Vendetta is a 1989 beat 'em up video game released by System 3 for the Amstrad CPC, Commodore 64, and ZX Spectrum.

== Plot ==
The protagonist is an ex-military veteran and soldier of the higher calibre. His brother is a military scientist involved in the development of top-secret nuclear weapons technology. A terrorist group kidnap the protagonist's brother and his daughter, and are intent on obtaining the formula to generate deadly weapons.

The protagonist sets out the rescue his brother and niece, and eliminate the terrorist group.

== Gameplay ==
The game is presented in an isometric view - the player, controlling the ex-military veteran, must fight his way through various levels populated by terrorists, collecting necessary items in the process.

There are four isometric levels (Docklands, Army Base, Airport and Central Park) and the player is required to navigate from one level to the next by way of a driving minigame.

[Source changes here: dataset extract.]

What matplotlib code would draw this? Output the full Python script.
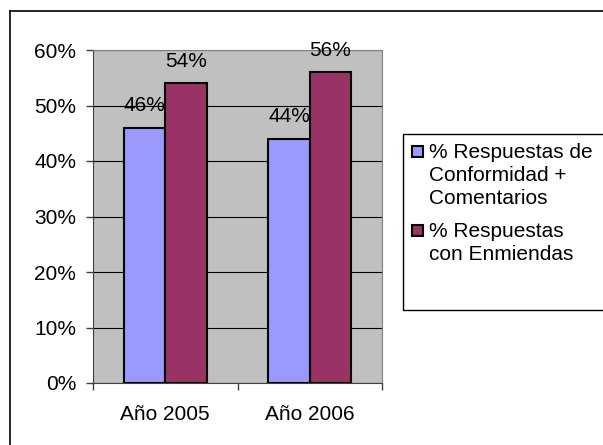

The player is initially armed with a knife, but can collect grenades, an AK-47 and an Uzi (as well as ammunition) to assist with defeating the terrorists.

== Development ==
Vendetta was based on the same rendering method and display used by The Last Ninja, but used a rewritten engine. This game engine was then used for the game Last Ninja 3.

==Reception==
Vendetta received a Sizzler award (93%) from Zzap!64, a Crash Smash award from Crash magazine, and a Hit award from C+VG magazine.